Josely Carvalho é uma artista plástica que mora em Nova York há muitos anos. Contudo, ela nunca perdeu a sua ligação com o Brasil e continuou a trabalhar sua arte em São Paulo.
Na década de 1990 Josely foi convidada para ornamentar uma das estações do metrô de São Paulo e ela escolheu a Estação Armênia (clique aqui para conhecer a história da estação).
Entrevistamos a artista para saber um pouco mais sobre como esse projeto foi pensado e executado.
Leia abaixo:
Como ocorreu o convite para produzir a obra?
Josely Carvalho: Em 1994, Marcello Glycério de Freitas, diretor do projeto de arte no Metrô, me convidou para fazer uma obra numa das Estações do Metropolitano de São Paulo.

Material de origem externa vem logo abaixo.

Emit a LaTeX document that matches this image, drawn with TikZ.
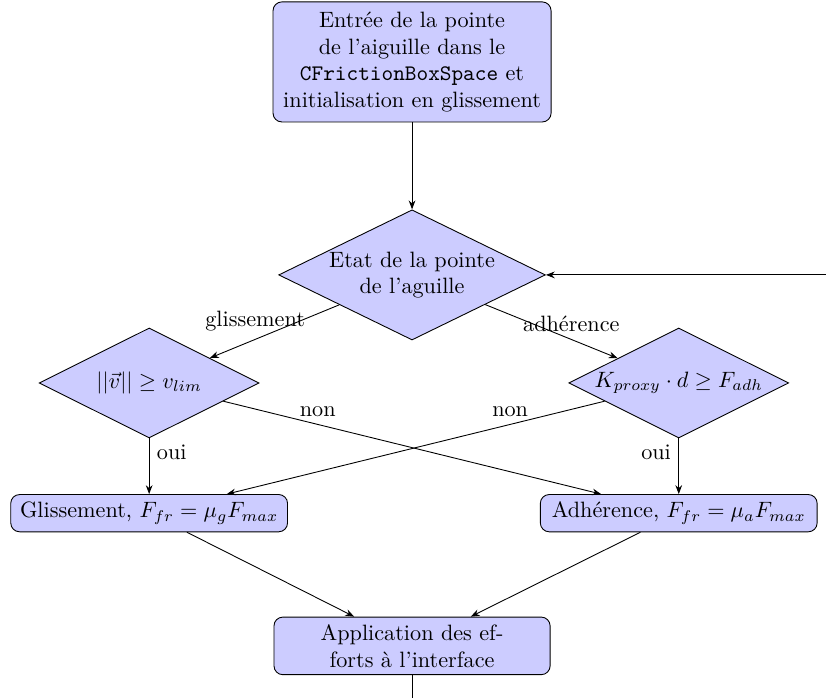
\documentclass[tikz,border=0pt]{standalone}
\usepackage{amsmath,amssymb}
\usetikzlibrary{arrows.meta, positioning, shapes.geometric, calc}
\definecolor{mfill}{HTML}{CCCCFF}
\tikzset{
  bloc/.style={draw, fill=mfill, rounded corners=4pt, align=center, inner sep=3.33pt},
  decision/.style={diamond, aspect=2, draw, fill=mfill, align=center, inner sep=0pt},
  lien/.style={-{Stealth[length=4pt, width=3pt]}, draw},
}

\begin{document}
\begin{tikzpicture}[x=1cm, y=-1cm]
    \path[use as bounding box, clip] (0,0) rectangle (13.07,11.03);
    \node[bloc, minimum width=4.40cm, minimum height=1.90cm] (entree) at (6.52,0.98)
      {Entrée de la pointe\\de l'aiguille dans le\\\texttt{CFrictionBoxSpace} et\\initialisation en glissement};
    \node[decision, minimum width=4.22cm, minimum height=2.06cm] (etat) at (6.52,4.35)
      {Etat de la pointe\\de l'aguille};
    \node[decision, minimum width=3.48cm, minimum height=1.74cm] (vitesse) at (2.36,6.06)
      {$||\vec{v}|| \geq v_{lim}$};
    \node[decision, minimum width=3.48cm, minimum height=1.74cm] (seuil) at (10.74,6.06)
      {$K_{proxy} \cdot d \geq F_{adh}$};
    \node[bloc, minimum width=4.38cm, minimum height=0.59cm] (gliss) at (2.36,8.12)
      {Glissement, $F_{fr} = \mu_g F_{max}$};
    \node[bloc, minimum width=4.38cm, minimum height=0.59cm] (adh) at (10.74,8.12)
      {Adhérence, $F_{fr} = \mu_a F_{max}$};
    \node[bloc, minimum width=4.37cm, minimum height=0.90cm] (appl) at (6.52,10.22)
      {Application des ef-\\forts à l'interface};
    \coordinate (retour) at (13.8,11.6);

    \draw[lien] (entree) -- (etat);
    \draw[lien] (etat) -- node[pos=0.65, above] {glissement} (vitesse);
    \draw[lien] (etat) -- node[pos=0.65, above] {adhérence} (seuil);
    \draw[lien] (vitesse) -- node[pos=0.25, right] {oui} (gliss);
    \draw[lien] (vitesse) -- node[pos=0.25, above] {non} (adh);
    \draw[lien] (seuil) -- node[pos=0.25, left] {oui} (adh);
    \draw[lien] (seuil) -- node[pos=0.25, above] {non} (gliss);
    \draw[lien] (gliss) -- (appl);
    \draw[lien] (adh) -- (appl);
    \draw[lien] (appl.south) |- (retour) |- (etat.east);
  \end{tikzpicture}
\end{document}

Depois de visitar várias delas, pedi para ver a Estação Armênia, pois havia ouvido falar que a comunidade armênia tinha mudado o seu nome de Ponte Pequena para Estação Armênia. Este fato me pareceu curioso. No momento que cheguei à Estação, me apaixonei pela sua arquitetura. Imediatamente sua arquitetura me sugeriu elementos que poderiam ser decodificados com metáforas conceituais da experiência imigrante. Suas asas de concreto abrigam espelhos d’água e aninham o voo migratório. A ponte, por onde o trem passa, torna-se o elo de conexão entre duas culturas. O pássaro viajante preserva sua identidade pela união do Norte e do Sul, da língua armênia e da portuguesa, mantendo a história e criando uma nova estória.
Qual foi a preparação para fazê-la?
JC: Voltei a Nova York onde vivia e encontrei na Morgan Library uma exposição de manuscritos armênios acompanhadas de conferências sobre arte e arquitetura. Vorazmente, participei de todos os eventos e iniciei uma pesquisa na Diocese da Igreja Armênia. Identifiquei-me com certas características da arte armênia.

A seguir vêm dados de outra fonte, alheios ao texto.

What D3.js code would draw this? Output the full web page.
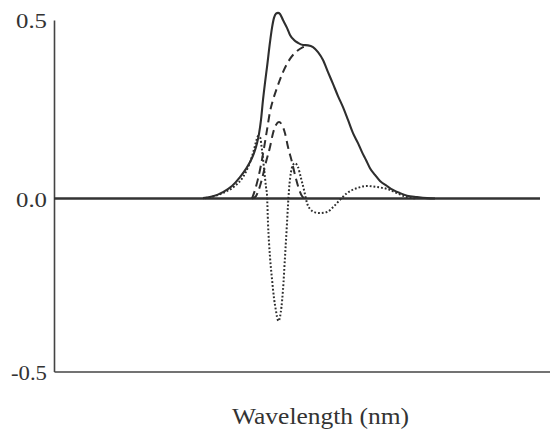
<!DOCTYPE html>
<html>
<head>
<meta charset="utf-8">
<script src="https://cdn.jsdelivr.net/npm/d3@7"></script>
<style>
  html, body { margin: 0; padding: 0; background: #fff; }
  svg { display: block; }
  .serif { font-family: "Liberation Serif", "Times New Roman", Times, serif; }
</style>
</head>
<body>
<svg id="chart" width="550" height="435"></svg>
<script>
// Measured spectrum (solid) and its component / derivative traces.
// x: wavelength in nm, y: signal.
const measuredWl  = [449, 459, 469, 478, 486, 492, 496, 500, 503, 505, 507, 509, 511, 513, 516, 518, 520, 522, 524, 526, 529, 533, 536, 540, 544, 549, 554, 559, 564, 569, 574, 579, 584, 589, 594, 599, 604, 608, 612, 616, 621, 626, 633, 639, 646, 653, 663, 673, 681];
const measuredVal = [0.001, 0.006, 0.018, 0.035, 0.060, 0.083, 0.102, 0.127, 0.155, 0.181, 0.220, 0.276, 0.324, 0.368, 0.438, 0.478, 0.506, 0.518, 0.520, 0.517, 0.500, 0.478, 0.458, 0.444, 0.436, 0.430, 0.429, 0.424, 0.410, 0.388, 0.354, 0.321, 0.287, 0.256, 0.220, 0.183, 0.155, 0.130, 0.108, 0.085, 0.066, 0.049, 0.035, 0.024, 0.015, 0.008, 0.004, 0.001, 0.000];

// Broad component (dashed) up to where it joins the measured curve.
const broadWl  = [498, 501, 504, 507, 510, 513, 516, 519, 523, 529, 536, 543, 549, 554];
const broadVal = [0.000, 0.024, 0.055, 0.094, 0.141, 0.192, 0.243, 0.276, 0.310, 0.354, 0.391, 0.413, 0.424, 0.429];

// Narrow component (dashed).
const narrowWl  = [498, 502, 506, 509, 512, 516, 519, 522, 525, 528, 531, 534, 538, 541, 544, 548, 551];
const narrowVal = [0.000, 0.007, 0.035, 0.066, 0.102, 0.144, 0.183, 0.206, 0.214, 0.206, 0.183, 0.144, 0.102, 0.066, 0.035, 0.007, 0.000];

// Derivative trace (dotted).
const derivWl  = [451, 461, 471, 481, 489, 495, 499, 502, 504, 506, 508, 510, 512, 513, 514, 516, 518, 520, 522, 523, 524.5, 526, 529, 531, 533, 534, 535, 537, 539, 541, 544, 547, 550, 553, 556, 561, 566, 573, 579, 586, 593, 603, 613, 623, 633, 643, 653, 663];
const derivVal = [0.001, 0.007, 0.018, 0.035, 0.060, 0.094, 0.127, 0.158, 0.175, 0.172, 0.136, 0.085, 0.032, 0.010, -0.071, -0.169, -0.233, -0.288, -0.325, -0.342, -0.354, -0.342, -0.264, -0.169, -0.071, -0.019, 0.024, 0.074, 0.094, 0.099, 0.088, 0.057, 0.024, -0.013, -0.030, -0.040, -0.042, -0.039, -0.025, -0.004, 0.015, 0.029, 0.035, 0.032, 0.027, 0.015, 0.004, 0.000];

const yTicks = [-0.5, 0.0, 0.5];
const xTitle = "Wavelength (nm)";

const svg = d3.select("#chart");
const ink = "#2e2e2e";

const x = d3.scaleLinear().domain([300, 800]).range([54, 554]);
const y = d3.scaleLinear().domain([-0.5, 0, 0.5]).range([371.5, 198.5, 20]);

const toPts = (xs, ys) => xs.map((w, i) => [w, ys[i]]);
const line = d3.line()
  .x(d => x(d[0]))
  .y(d => y(d[1]))
  .curve(d3.curveMonotoneX);

// bottom frame line at -0.5
const xAxis = svg.append("g")
  .attr("transform", `translate(0,${y(-0.5)})`)
  .call(d3.axisBottom(x).tickValues([]).tickSizeOuter(0));
xAxis.select(".domain").attr("stroke", "#444").attr("stroke-width", 1.6);

// left axis with value labels
const yAxis = svg.append("g")
  .attr("transform", `translate(${x(300)},0)`)
  .call(d3.axisLeft(y).tickValues(yTicks).tickSize(0).tickPadding(7)
    .tickFormat(d => d.toFixed(1)));
yAxis.attr("font-family", null).attr("font-size", null);
yAxis.select(".domain").attr("stroke", "#444").attr("stroke-width", 1.6);
yAxis.selectAll(".tick text")
  .attr("class", "serif")
  .style("font-size", "21px")
  .attr("fill", "#333")
  .attr("dy", "0.36em")
  .attr("textLength", d => d < 0 ? 36 : 31)
  .attr("lengthAdjust", "spacingAndGlyphs");

// zero baseline
svg.append("line")
  .attr("x1", x(300)).attr("x2", x(786))
  .attr("y1", y(0)).attr("y2", y(0))
  .attr("stroke", "#333").attr("stroke-width", 2.6);

// traces
svg.append("path").datum(toPts(derivWl, derivVal))
  .attr("d", line).attr("fill", "none")
  .attr("stroke", ink).attr("stroke-width", 2)
  .attr("stroke-dasharray", "1.8,2");

svg.append("path").datum(toPts(narrowWl, narrowVal))
  .attr("d", line).attr("fill", "none")
  .attr("stroke", ink).attr("stroke-width", 2)
  .attr("stroke-dasharray", "8,5");

svg.append("path").datum(toPts(broadWl, broadVal))
  .attr("d", line).attr("fill", "none")
  .attr("stroke", ink).attr("stroke-width", 2)
  .attr("stroke-dasharray", "8,5");

svg.append("path").datum(toPts(measuredWl, measuredVal))
  .attr("d", line).attr("fill", "none")
  .attr("stroke", ink).attr("stroke-width", 2.1)
  .attr("stroke-linejoin", "round");

// axis title
svg.append("text")
  .attr("class", "serif")
  .attr("x", 320.5).attr("y", 424)
  .attr("text-anchor", "middle")
  .style("font-size", "23px")
  .attr("fill", "#333")
  .attr("textLength", 177)
  .attr("lengthAdjust", "spacingAndGlyphs")
  .text(xTitle);
</script>
</body>
</html>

Nessa volta a Nova York iniciei uma pesquisa sobre a cultura armênia que incluiu, arquitetura, história, arte fotográfica, religião e as comunidades atuais de Boston e Nova York. No dia 24 de abril, assisti a uma cerimônia religiosa na Igreja Armênia em Nova York, onde o Governador Cuomo compareceu e comunicou a necessidade dos trágicos eventos de 1915 serem reconhecidos como o primeiro Genocídio do século XX.

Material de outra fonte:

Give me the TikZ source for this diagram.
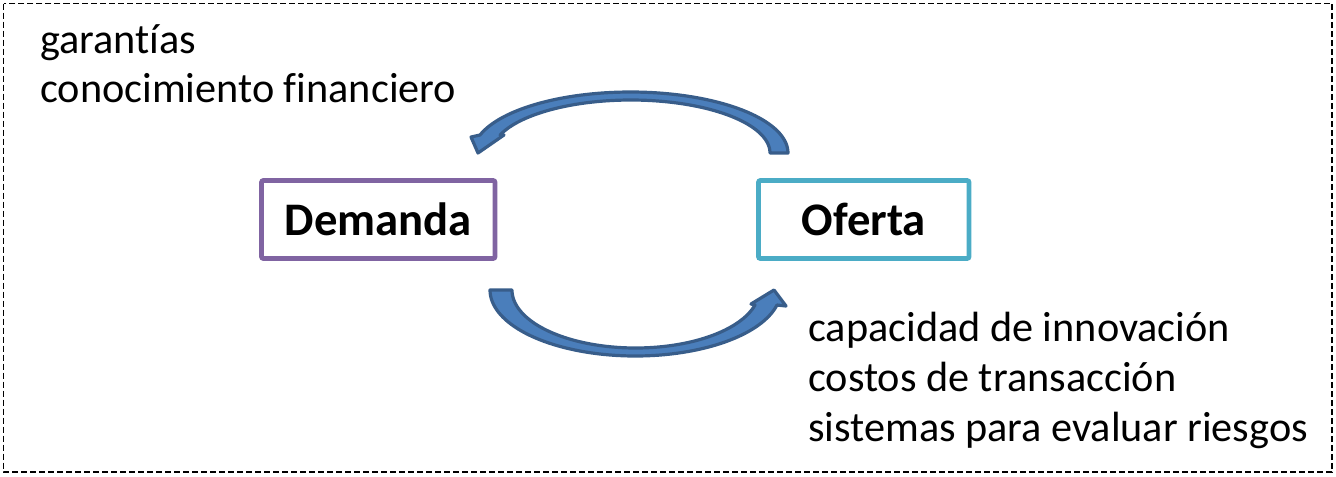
\documentclass[tikz,border=0pt]{standalone}
\usepackage{fontspec}
\setmainfont[Ligatures=NoCommon]{Carlito}
\definecolor{demcol}{HTML}{8064A2}
\definecolor{ofcol}{HTML}{4BACC6}
\definecolor{arrfill}{HTML}{4A7EBB}
\definecolor{arrline}{HTML}{385D8A}
\tikzset{
  frame/.style={draw=black, line width=1.3pt, dash pattern=on 4.5pt off 2.25pt},
  box/.style={draw, line width=3.6pt, rounded corners=1.5pt, minimum height=58.5pt,
    inner sep=0pt, font=\bfseries\fontsize{35}{40}\selectfont},
  lbl/.style={anchor=base west, inner sep=0pt, font=\fontsize{31.7}{37.5}\selectfont},
  curvedarrow/.style={fill=arrfill, draw=arrline, line width=2.4pt, line join=round}
}
\begin{document}
\begin{tikzpicture}[x=0.75pt,y=-0.75pt]
\useasboundingbox (0,0) rectangle (1336,476);
\draw[frame] (3.5,3.5) rectangle (1332,472);

\node[box, draw=demcol, minimum width=175.1pt] (dem) at (378.25,219.5) {Demanda};
\node[box, draw=ofcol, minimum width=157.9pt] (ofe) at (863.75,219.5) {Oferta};

\node[lbl] (l1) at (40,53) {garantías};
\node[lbl] (l2) at (40,102) {conocimiento financiero};

\node[lbl] (r1) at (808,341.7) {capacidad de innovación};
\node[lbl] (r2) at (808,391.7) {costos de transacción};
\node[lbl] (r3) at (808,441.7) {sistemas para evaluar riesgos};

% upper curved arrow: Oferta -> Demanda
\path[curvedarrow]
  plot[domain=360:197.16, samples=70, variable=\t] ({630.5+157.5*cos(\t)},{153+61*sin(\t)})
  -- (471,137) -- (478,153) -- (504,135)
  -- plot[domain=199.85:360, samples=70, variable=\t] ({630.9+139.1*cos(\t)},{153+53*sin(\t)})
  -- cycle;

% lower curved arrow: Demanda -> Oferta
\path[curvedarrow]
  plot[domain=180:13.14, samples=70, variable=\t] ({635.4+145.4*cos(\t)},{290+66*sin(\t)})
  -- (786,306) -- (774,290) -- (751,304)
  -- plot[domain=14.99:180, samples=70, variable=\t] ({635.6+123.6*cos(\t)},{290+58*sin(\t)})
  -- cycle;
\end{tikzpicture}
\end{document}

Para prosseguir o projeto do Metrô de São Paulo estabeleci uma comunicação dinâmica com membros atuantes da comunidade armênia, como a Igreja e o Banco Sofisa. Este apoio me proporcionou prosseguir a obra Memorial Armênia.
Você havia tido algum contato com a cultura armênia antes da obra, ou já conhecia a história do genocídio?
JC: Não, não conhecia nada sobre a cultura armênia. Minha obra como artista tem sido sempre baseada em longas pesquisas onde a história se entrelaça e fortalece o momento atual. Houve também uma identificação com o emigrante já que vivi muitos anos fora do Brasil presenciando a realidade daquele que por várias razões sai do seu país e enfrenta as dificuldades de não pertencer.
Quais foram os materiais que você utilizou e qual a técnica aplicada?
JC: À medida que o projeto se desenvolvia me deparei com o fato de que não poderia usar os materiais que uso na minha obra como a gravura. Para construir a escultura usei o barro queimado em alta temperatura se tornando pedra, como os antigos Khatchkars. Procurei a ceramista Mieko Ukezeki, na cidade de Cunha (SP), uma vez que não conhecia a técnica do barro, para produzirmos juntas os dois Khatchkars. Trabalhamos 9 meses em Cunha. Usei, além do barro, o espelho d’água, paisagismo e vidro jateado para o interior da Estação.
Houve repercussão da obra na época? Você teve algum feedback das pessoas ou alguma exposição na mídia?
JC: Houve repercussão na comunidade armênia, sendo a inauguração muito concorrida. A repercussão na mídia foi pequena e muito local, não abrangendo o circuito internacional que o Memorial deveria ter tido artisticamente e politicamente. Esta mídia poderia ter sido maior com o empenho da comunidade armênia.
Em 2005, me empenhei em reformar e manter o memorial. O Metrô refez tudo que era necessário e tivemos uma nova inauguração que novamente a comunidade armênia perdeu a oportunidade de divulgar seu desejo de reconhecimento do Genocídio.
Veja mais imagens abaixo:
*NR – Khatchkar – Consiste numa cruz talhada em pedra utilizando o sistema de baixo relevo. Trata-se de uma obra de arte tradicional e milenar do povo armênio.